Although in retrospect it seems that British artist David Hockney’s work was known since his student days at the Bradford School of Art, few works from this period have achieved high prices at auction. An exception is the self-portrait from 1954, which sold for $643,094 at Sotheby’s London in February 2014. An example of the more typical prices for this earlier period is the 1955, Bradford Street Scene that sold at Bonham’s New York in July of 2008 for $31,106.
While beginning graduate studies at the Royal College of Art in London Hockney met R.B. Kitaj, Francis Bacon and Richard Hamilton since they were visiting artists at the college and began working in a more abstract manner related to the work of Jean Dubuffet. In 1963, at the John Kasmin Gallery in London Hockney’s Procession of Dignitaries in the Semi-Egyptian Style was sold in a one-man exhibition and in 1989 it sold again, at Sotheby’s New York, for $2,200,000. Another picture from the same sold-out Kasmin show was spoken for at Christie’s auction in February 2013 for $5,459,595.

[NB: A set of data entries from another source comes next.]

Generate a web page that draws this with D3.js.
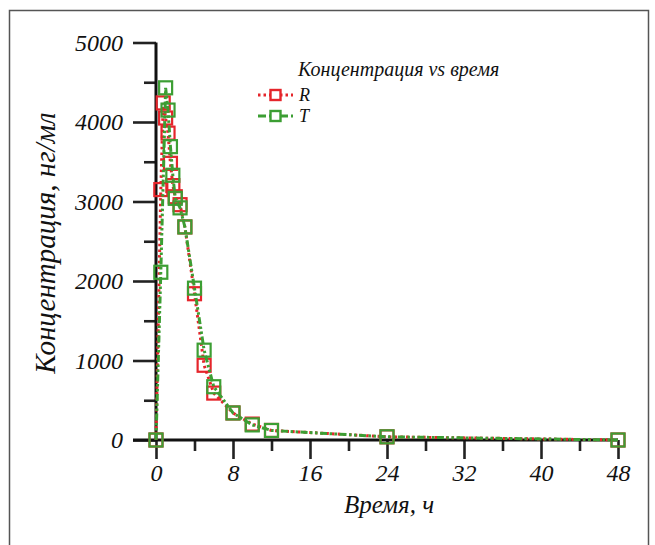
<!DOCTYPE html>
<html>
<head>
<meta charset="utf-8">
<script src="https://cdn.jsdelivr.net/npm/d3@7"></script>
<style>
  body { margin: 0; background: #fff; }
  svg text { font-family: "Liberation Serif", "Times New Roman", serif; font-style: italic; fill: #111; }
</style>
</head>
<body>
<svg id="chart" width="655" height="545"></svg>
<script>
// sampling times, hours
var times = [0, 0.5, 0.75, 1, 1.25, 1.5, 1.75, 2, 2.5, 3, 4, 5, 6, 8, 10, 12, 24, 48];
// concentration, ng/ml (null = no sample shown)
var valuesR = [0, 3150, 4240, 4050, 3860, 3480, 3200, 3060, 2960, 2680, 1840, 940, 590, 340, 200, 120, 40, 0];
var valuesT = [0, 2110, null, 4430, 4150, 3690, 3330, 3040, 2920, 2680, 1910, 1130, 670, 340, 190, 120, 40, 0];

var xTicks = [0, 8, 16, 24, 32, 40, 48];
var yTicks = [0, 1000, 2000, 3000, 4000, 5000];

var seriesNames = ['R', 'T'];
var legendTitle = 'Концентрация vs время';
var xTitle = 'Время, ч';
var yTitle = 'Концентрация, нг/мл';

var RED = '#e5252b',
    GREEN = '#3c9e33';

var svg = d3.select('#chart');

// outer frame
svg.append('path')
    .attr('d', 'M9.5,560V10.5H648.5V560')
    .attr('fill', 'none')
    .attr('stroke', '#555')
    .attr('stroke-width', 1.5);

var x = d3.scaleLinear().domain([0, 48]).range([156, 618]),
    y = d3.scaleLinear().domain([0, 5000]).range([440, 42.5]);

// y axis: minor + major ticks
var gy = svg.append('g').attr('transform', 'translate(' + x(0) + ',0)');
gy.call(d3.axisLeft(y).tickValues(d3.range(500, 5000, 1000)).tickSize(12).tickFormat('').tickSizeOuter(0));
gy.append('g').call(d3.axisLeft(y).tickValues(yTicks).tickSize(23).tickPadding(10)
    .tickFormat(d3.format('d')).tickSizeOuter(0));
gy.selectAll('.domain').remove();
gy.append('line')
    .attr('y1', y(0)).attr('y2', y(5000))
    .attr('stroke', '#111').attr('stroke-width', 3);
gy.selectAll('.tick line').attr('stroke', '#222').attr('stroke-width', 2.6);
gy.selectAll('.tick text')
    .style('font-size', '24px')
    .attr('dy', '0.33em');

// x axis
var gx = svg.append('g').attr('transform', 'translate(0,' + y(0) + ')');
gx.call(d3.axisBottom(x).tickValues(d3.range(4, 48, 8)).tickSize(11).tickFormat('').tickSizeOuter(0));
gx.append('g').call(d3.axisBottom(x).tickValues(xTicks).tickSize(19).tickPadding(5)
    .tickFormat(d3.format('d')).tickSizeOuter(0));
gx.selectAll('.domain').remove();
gx.append('line')
    .attr('x1', x(0) - 23).attr('x2', x(48))
    .attr('stroke', '#111').attr('stroke-width', 3);
gx.selectAll('.tick line').attr('stroke', '#222').attr('stroke-width', 2.6);
gx.selectAll('.tick text')
    .style('font-size', '24px')
    .attr('dy', '0.72em');

// axis titles
svg.append('text')
    .attr('x', 389).attr('y', 513)
    .attr('text-anchor', 'middle')
    .style('font-size', '25px')
    .text(xTitle);

svg.append('text')
    .attr('transform', 'translate(55,243) rotate(-90)')
    .attr('text-anchor', 'middle')
    .style('font-size', '29px')
    .text(yTitle);

// series
var series = [
    {name: seriesNames[0], values: valuesR, color: RED, dash: '2.5,3.2'},
    {name: seriesNames[1], values: valuesT, color: GREEN, dash: '7,2.5,2.5,2.5,2.5,2.5'}
];

var line = d3.line()
    .x(function(d) { return x(d.t); })
    .y(function(d) { return y(d.v); });

var MS = 13; // marker size

series.forEach(function(s) {
    var pts = times.map(function(t, i) { return {t: t, v: s.values[i]}; })
        .filter(function(d) { return d.v !== null; });
    var g = svg.append('g').attr('class', 'series');
    g.append('path')
        .datum(pts)
        .attr('d', line)
        .attr('fill', 'none')
        .attr('stroke', s.color)
        .attr('stroke-width', 3)
        .attr('stroke-dasharray', s.dash);
    g.selectAll('rect')
        .data(pts)
        .enter().append('rect')
        .attr('x', function(d) { return x(d.t) - MS / 2; })
        .attr('y', function(d) { return y(d.v) - MS / 2; })
        .attr('width', MS).attr('height', MS)
        .attr('fill', 'none')
        .attr('stroke', s.color)
        .attr('stroke-width', 2.2);
});

// legend
var lg = svg.append('g').attr('transform', 'translate(258,0)');
lg.append('text')
    .attr('x', 40).attr('y', 76)
    .style('font-size', '20px')
    .text(legendTitle);

series.forEach(function(s, i) {
    var ly = 95 + i * 21;
    lg.append('line')
        .attr('x1', 0).attr('x2', 35)
        .attr('y1', ly).attr('y2', ly)
        .attr('stroke', s.color)
        .attr('stroke-width', 3)
        .attr('stroke-dasharray', i === 0 ? '2.5,3' : '8,3');
    lg.append('rect')
        .attr('x', 12.5).attr('y', ly - 5)
        .attr('width', 10).attr('height', 10)
        .attr('fill', '#fff')
        .attr('stroke', s.color)
        .attr('stroke-width', 2.4);
    lg.append('text')
        .attr('x', 41).attr('y', ly + 6)
        .style('font-size', '18px')
        .text(s.name);
});
</script>
</body>
</html>
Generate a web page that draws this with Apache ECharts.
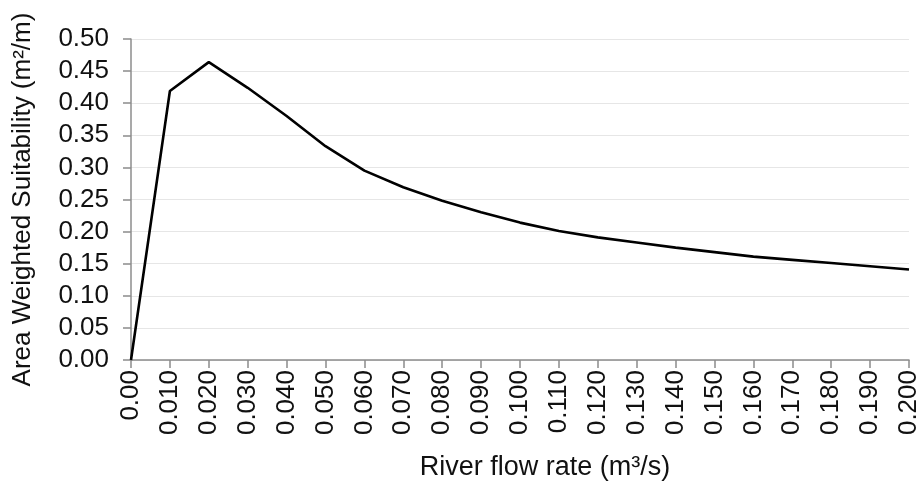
<!DOCTYPE html>
<html>
<head>
<meta charset="utf-8">
<script src="https://cdn.jsdelivr.net/npm/echarts@6/dist/echarts.min.js"></script>
<style>
  html, body { margin: 0; padding: 0; background: #fff; }
  #main { width: 923px; height: 487px; }
</style>
</head>
<body>
<div id="main"></div>
<script>
// flow rates (m3/s), shown as tick labels
const flowLabels = ['0.00', '0.010', '0.020', '0.030', '0.040', '0.050', '0.060', '0.070',
  '0.080', '0.090', '0.100', '0.110', '0.120', '0.130', '0.140', '0.150', '0.160',
  '0.170', '0.180', '0.190', '0.200'];

// area weighted suitability (m2/m)
const suitability = [0, 0.419, 0.464, 0.424, 0.380, 0.333, 0.295, 0.269, 0.248,
  0.230, 0.214, 0.201, 0.191, 0.183, 0.175, 0.168, 0.161, 0.156, 0.151, 0.146, 0.141];

const font = 'Liberation Sans, Arial, sans-serif';

const myChart = echarts.init(document.getElementById('main'));

const option = {
    animation: false,
    grid: {
        left: 131,
        right: 14,
        top: 39,
        bottom: 127,
        containLabel: false
    },
    xAxis: {
        type: 'category',
        data: flowLabels,
        boundaryGap: false,
        name: 'River flow rate (m³/s)',
        nameLocation: 'middle',
        nameGap: 94,
        nameTextStyle: { fontFamily: font, fontSize: 27, color: '#111', padding: [0, 0, 0, 50] },
        axisLine: { lineStyle: { color: '#8c8c8c', width: 1.5 } },
        axisTick: { alignWithLabel: true, length: 8, lineStyle: { color: '#8c8c8c', width: 1.5 } },
        axisLabel: {
            rotate: 90,
            interval: 0,
            margin: 10,
            fontFamily: font,
            fontSize: 26,
            color: '#111'
        },
        splitLine: { show: false }
    },
    yAxis: {
        type: 'value',
        min: 0,
        max: 0.5,
        interval: 0.05,
        name: 'Area Weighted Suitability (m²/m)',
        nameLocation: 'middle',
        nameGap: 95,
        nameTextStyle: { fontFamily: font, fontSize: 26, color: '#111' },
        axisLine: { show: true, lineStyle: { color: '#8c8c8c', width: 1.5 } },
        axisTick: { show: true, length: 8, lineStyle: { color: '#8c8c8c', width: 1.5 } },
        axisLabel: {
            margin: 22,
            fontFamily: font,
            fontSize: 26,
            color: '#111',
            formatter: function (v) { return v.toFixed(2); }
        },
        splitLine: { show: true, lineStyle: { color: '#e6e6e6', width: 1 } }
    },
    series: [
        {
            type: 'line',
            data: suitability,
            symbol: 'none',
            lineStyle: { color: '#000', width: 2.6 }
        }
    ]
};

myChart.setOption(option);
</script>
</body>
</html>
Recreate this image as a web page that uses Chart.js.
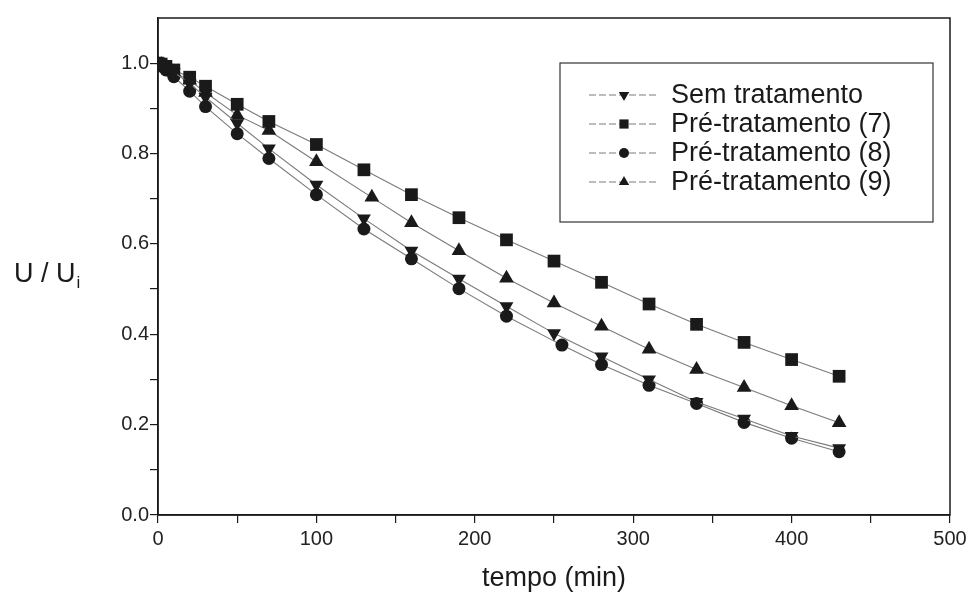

In 1964 the British artist moved to sunny California which opened up a new art vista that brought in the intensity of sunlight on more schematized and patterned images wrought of acrylic paint. Hhis 1966 Beverly Hills Housewife, a tranquil rendering of a blonde woman in a lilac gorn moving across a perfectly arranged living room, sold at Christie’s New York in May of 2009 for $7,922,500. Since then Hockney has returned to London to live. In the last five years all ten of his most expensive works at auction were painted in 1963 or later.